Variational inference is quite different than either of these in that you can give it as much floating-point precision and as much compute time as you want, and it won’t converge to the true posterior (except in limited cases where the posterior is multivariate normal). How good the approximate is will depend on how normal the posterior is and how little correlation there in the mean-field case.

The problem with LDA is that it’s not well behaved. The number of modes explodes combinatorially as will be easy to see in any real example because each place you choose to initialize will lead to different estimates. This doesn’t matter if you try to fit it with collapsed Gibbs, variational inference, Hamiltonian Monte Carlo, Metropolis-Hastings, or simple maximum likelihood.

That’s interesting! So besides the requirement that the inference should approach the true posterior, the posterior needs to be computationally feasible. LKJ prior on the correlation matrix is a way to deal with the numerical instability in Wishart update, but it can’t solve the problem of not being fully Bayes.

I’m trying to derive VI update with LKJ prior on the correlation and gamma prior for the variance component as stated in Giordano, Ryan, Tamara Broderick, and Michael Jordan. “Robust inference with variational Bayes.” arXiv preprint arXiv:1512.02578 (2015). But it is taking a long time, and I’m not sure if I can get it in the end…

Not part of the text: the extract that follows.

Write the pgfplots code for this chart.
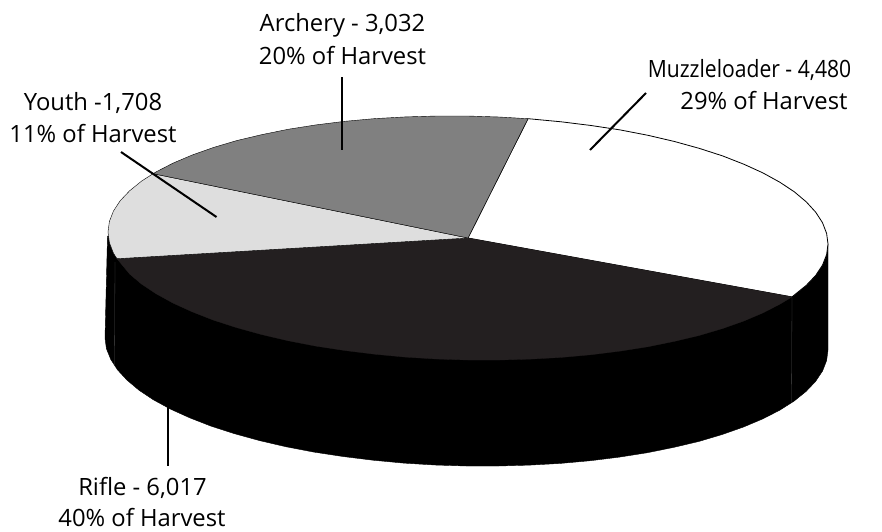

Another way to circumvent the problem is to set constraints on the precision matrix, like Won, Joong Ho, and Seung-Jean Kim. “Maximum likelihood covariance estimation with a condition number constraint.” Signals, Systems and Computers, 2006. ACSSC’06. Fortieth Asilomar Conference on. IEEE, 2006. But I don’t actually know how to insert constraints into variational inference process… Do you have any suggestions? Thanks!!!